North Korean leader Kim Jong-un on Sunday (August 8th) ordered relief supplies to be sent to areas of the country affected by flooding, from which some 5,000 people had to be evacuated.

Images broadcast on Saturday by state broadcaster KCTV showed homes flooded to roof level as well as what appear to be damaged bridges, following heavy rainfall. “Hundreds of hectares of agricultural land” were submerged in the southern province of South Hamgyong and affected roads and homes after the dykes broke, the channel reports.

The bad weather comes after Kim Jong-un admitted in June that his country was facing a “Tense food situation”.

He ordered the dispatch of materials and financial support on Sunday to help South Hamgyong Province in its return to normalcy campaign, according to the state-run KCNA news agency.
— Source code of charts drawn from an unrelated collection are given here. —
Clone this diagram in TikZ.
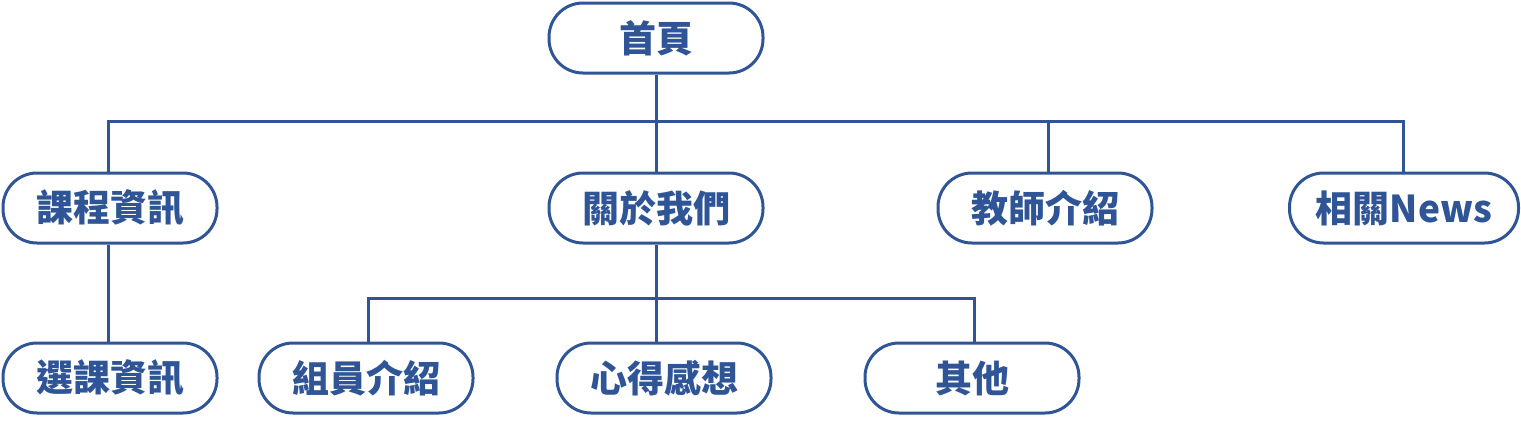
\documentclass[tikz,border=0pt]{standalone}
\usepackage{fontspec}
\setmainfont{Noto Sans CJK TC}
\definecolor{navy}{HTML}{2F5597}
\tikzset{
  box/.style={draw=navy, line width=3pt, rounded corners=34pt, fill=white,
    minimum width=214pt, minimum height=70pt, inner sep=0pt,
    text=navy, font=\fontsize{37}{42}\selectfont\bfseries},
  link/.style={draw=navy, line width=3pt}
}
\begin{document}
\begin{tikzpicture}[x=1pt,y=-1pt]
\useasboundingbox (0,0) rectangle (1521,424);
\node[box] (home) at (656,38) {首頁};
\node[box] (course) at (110,208) {課程資訊};
\node[box] (about) at (656,208) {關於我們};
\node[box] (teacher) at (1045,208) {教師介紹};
\node[box, minimum width=229pt] (news) at (1404,208) {相關News};
\node[box] (select) at (110,378) {選課資訊};
\node[box] (member) at (366,378) {組員介紹};
\node[box] (feel) at (664,378) {心得感想};
\node[box] (other) at (972,378) {其他};
\coordinate (busA) at (0,121);
\coordinate (busB) at (0,298);
% top level
\draw[link] (home.south) -- (about.north);
\draw[link] ([xshift=-2pt]course.north) |- (busA -| home.south);
\draw[link] (busA -| home.south) -| ([xshift=3pt]teacher.north);
\draw[link] (busA -| home.south) -| ([xshift=-1pt]news.north);
% course
\draw[link] ([xshift=-2pt]course.south) -- ([xshift=-2pt]select.north);
% about
\draw[link] (about.south) -- (about.south |- feel.north);
\draw[link] ([xshift=2pt]member.north) |- (busB -| about.south);
\draw[link] (busB -| about.south) -| ([xshift=2pt]other.north);
\end{tikzpicture}
\end{document}
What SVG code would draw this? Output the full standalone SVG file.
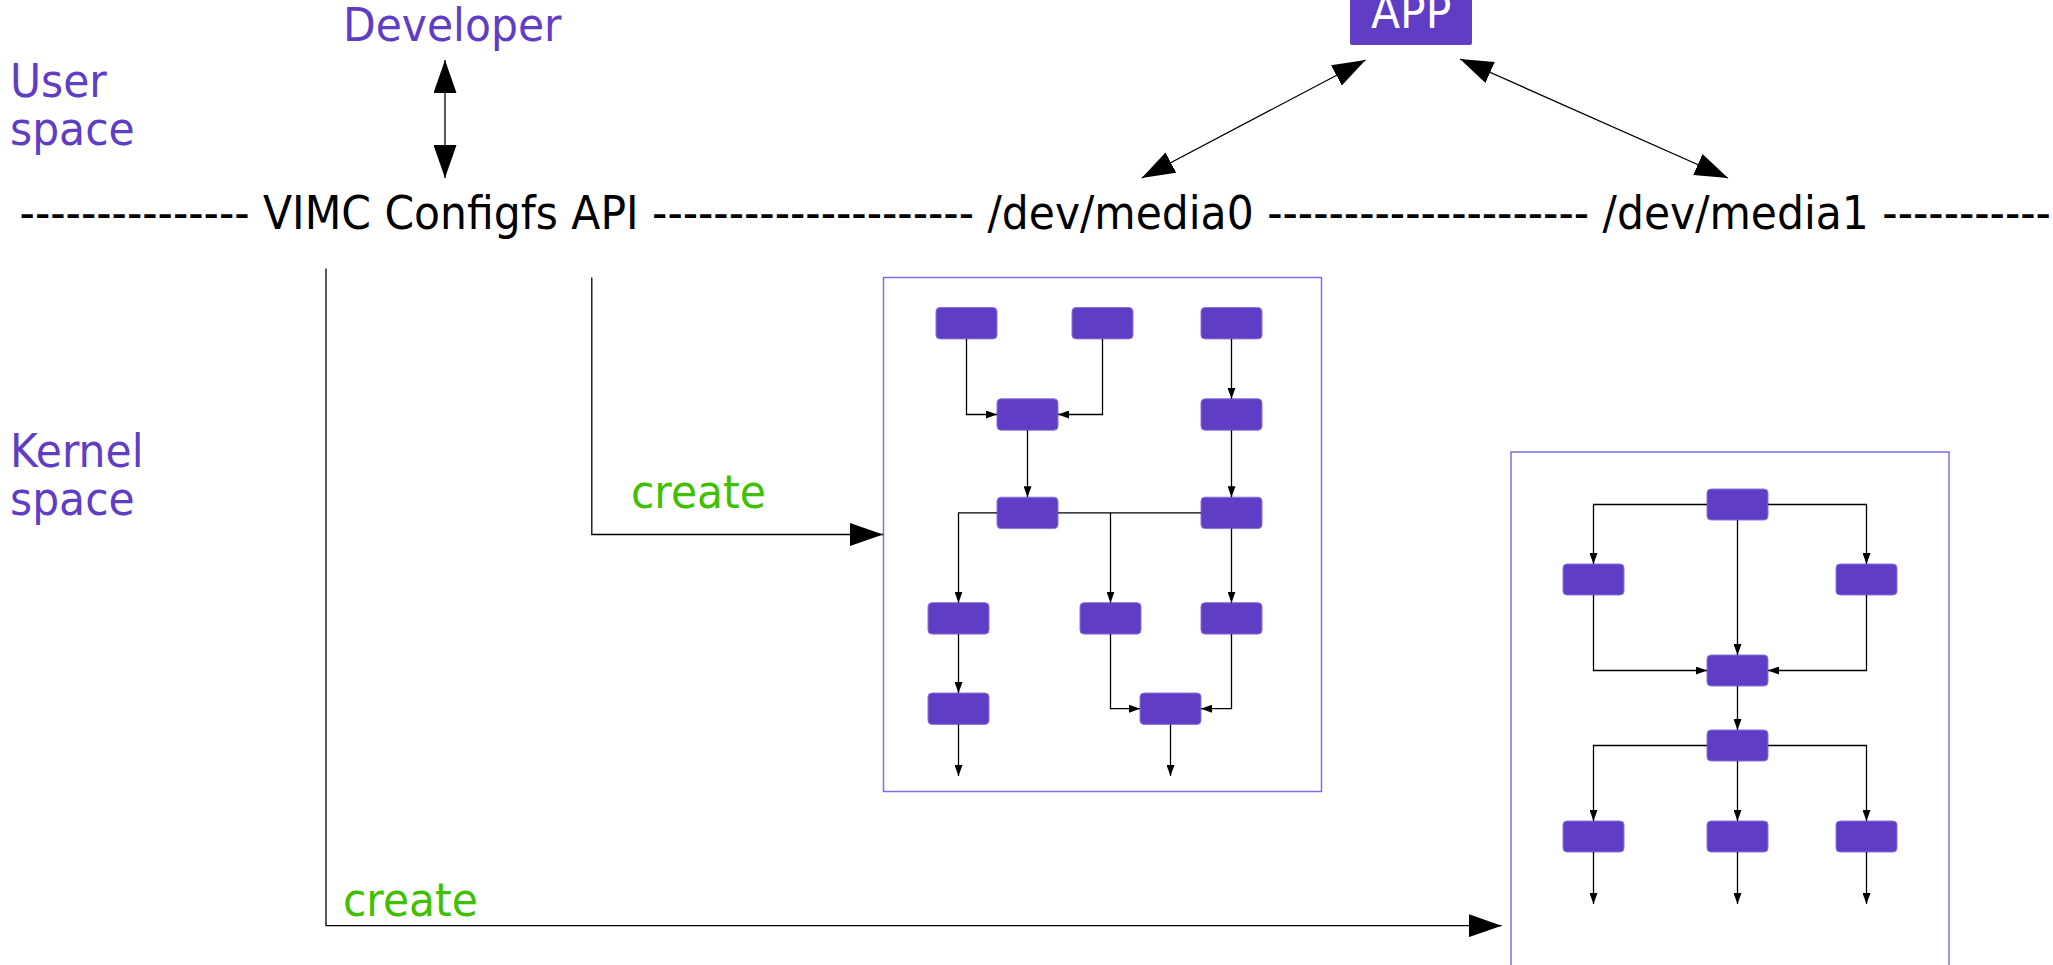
<svg xmlns="http://www.w3.org/2000/svg" width="2053" height="965" viewBox="0 0 2053 965">
<style>
text{font-family:"DejaVu Sans","Liberation Sans",sans-serif;font-size:42.5px}
.lbl{fill:#5f3dc4}
.grn{fill:#40c000}
.blk{fill:#000}
.wht{fill:#fff}
.node{fill:#5f3dc4;stroke:#8a74dc;stroke-width:1}
.frame{fill:none;stroke:#7b6cf0;stroke-width:1.5}
.c{fill:none;stroke:#000;stroke-width:1.3}
.cs{fill:none;stroke:#000;stroke-width:1.3;marker-end:url(#sa)}
.cb{fill:none;stroke:#000;stroke-width:1.3;marker-end:url(#ba)}
.cbb{fill:none;stroke:#000;stroke-width:1.3;marker-end:url(#ba);marker-start:url(#ba)}
</style>
<defs>
<marker id="sa" markerUnits="userSpaceOnUse" markerWidth="11" markerHeight="8" refX="11" refY="4" orient="auto"><path d="M0,0 L11,4 L0,8 z" fill="#000"/></marker>
<marker id="ba" markerUnits="userSpaceOnUse" markerWidth="33" markerHeight="23" refX="33" refY="11.5" orient="auto-start-reverse"><path d="M0,0 L33,11.5 L0,23 z" fill="#000"/></marker>
</defs>
<rect width="2053" height="965" fill="#fff"/>

<g id="labels">
<text class="lbl" transform="translate(10,97) scale(1,1.1)"><tspan x="0" y="0">User</tspan><tspan x="0" y="43.6">space</tspan></text>
<text class="lbl" transform="translate(10,467) scale(1,1.1)"><tspan x="0" y="0">Kernel</tspan><tspan x="0" y="43.6">space</tspan></text>
</g>
<g id="developer"><text class="lbl" transform="translate(343,41) scale(1,1.1)">Developer</text></g>
<g id="app">
<rect x="1350" y="-10" width="122" height="55" rx="2" fill="#5f3dc4"/>
<text class="wht" transform="translate(1371,28) scale(1,1.1)">APP</text>
</g>
<g id="api-line"><text class="blk" transform="translate(19.6,229) scale(1,1.1)">--------------- VIMC Configfs API --------------------- /dev/media0 --------------------- /dev/media1 -----------</text></g>
<g id="create-labels">
<text class="grn" transform="translate(631,508) scale(1,1.1)">create</text>
<text class="grn" transform="translate(343,916) scale(1,1.1)">create</text>
</g>

<g id="media0">
<rect class="frame" x="883.5" y="277.5" width="438" height="514"/>
<rect class="node" x="936" y="307.5" width="61" height="31.4" rx="4"/>
<rect class="node" x="1072" y="307.5" width="61" height="31.4" rx="4"/>
<rect class="node" x="1201" y="307.5" width="61" height="31.4" rx="4"/>
<rect class="node" x="997" y="398.8" width="61" height="31.4" rx="4"/>
<rect class="node" x="1201" y="398.8" width="61" height="31.4" rx="4"/>
<rect class="node" x="997" y="497.2" width="61" height="31.4" rx="4"/>
<rect class="node" x="1201" y="497.2" width="61" height="31.4" rx="4"/>
<rect class="node" x="928" y="602.7" width="61" height="31.4" rx="4"/>
<rect class="node" x="1080" y="602.7" width="61" height="31.4" rx="4"/>
<rect class="node" x="1201" y="602.7" width="61" height="31.4" rx="4"/>
<rect class="node" x="928" y="693" width="61" height="31.4" rx="4"/>
<rect class="node" x="1140" y="693" width="61" height="31.4" rx="4"/>
</g>

<g id="media1">
<rect class="frame" x="1511" y="452" width="438" height="560"/>
<rect class="node" x="1707" y="489" width="61" height="31" rx="4"/>
<rect class="node" x="1563" y="564" width="61" height="31" rx="4"/>
<rect class="node" x="1836" y="564" width="61" height="31" rx="4"/>
<rect class="node" x="1707" y="655" width="61" height="31" rx="4"/>
<rect class="node" x="1707" y="730" width="61" height="31" rx="4"/>
<rect class="node" x="1563" y="821" width="61" height="31" rx="4"/>
<rect class="node" x="1707" y="821" width="61" height="31" rx="4"/>
<rect class="node" x="1836" y="821" width="61" height="31" rx="4"/>
</g>

<g id="connectors">
<path class="cbb" d="M445,60 V178"/>
<path class="cbb" d="M1365.6,60 L1141.7,178"/>
<path class="cbb" d="M1460,59 L1728,178"/>
<path class="cb" d="M591.8,277.6 V534.5 H883"/>
<path class="cb" d="M326,268.4 V925.7 H1501.7"/>

<path class="cs" d="M966.5,338.9 V414.5 H997"/>
<path class="cs" d="M1102.5,338.9 V414.5 H1058"/>
<path class="cs" d="M1231.5,338.9 V398.8"/>
<path class="cs" d="M1027.5,430.2 V497.2"/>
<path class="cs" d="M1231.5,430.2 V497.2"/>
<path class="cs" d="M997,512.9 H958.5 V602.7"/>
<path class="c" d="M1058,512.9 H1201"/>
<path class="cs" d="M1110.5,512.9 V602.7"/>
<path class="cs" d="M1231.5,528.6 V602.7"/>
<path class="cs" d="M958.5,634.1 V693"/>
<path class="cs" d="M1110.5,634.1 V708.7 H1140"/>
<path class="cs" d="M1231.5,634.1 V708.7 H1201"/>
<path class="cs" d="M958.5,724.4 V776"/>
<path class="cs" d="M1170.5,724.4 V776"/>

<path class="cs" d="M1707,504.5 H1593.5 V564"/>
<path class="cs" d="M1768,504.5 H1866.5 V564"/>
<path class="cs" d="M1737.5,520 V655"/>
<path class="cs" d="M1593.5,595 V670.5 H1707"/>
<path class="cs" d="M1866.5,595 V670.5 H1768"/>
<path class="cs" d="M1737.5,686 V730"/>
<path class="cs" d="M1707,745.5 H1593.5 V821"/>
<path class="cs" d="M1768,745.5 H1866.5 V821"/>
<path class="cs" d="M1737.5,761 V821"/>
<path class="cs" d="M1593.5,852 V904"/>
<path class="cs" d="M1737.5,852 V904"/>
<path class="cs" d="M1866.5,852 V904"/>
</g>
</svg>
Officials from that province on Thursday discussed the “Emergency measures to quickly stabilize the lives of people in the most affected areas”, she clarified.

Heavy rains forecast “until August 10”

With soil already soggy, further precipitation could cause even more damage, Ri Yong Nam, deputy chief of North Korea’s weather services, told KCTV. “We expect heavy rains until August 10 in several regions, mainly near the east coast”, he continued.

North Korea may have to contend with a food shortage of 860,000 tonnes this year, according to forecasts from the United Nations Food Agency (FAO) released in July. The agency warned against “A difficult lean period between August and October”.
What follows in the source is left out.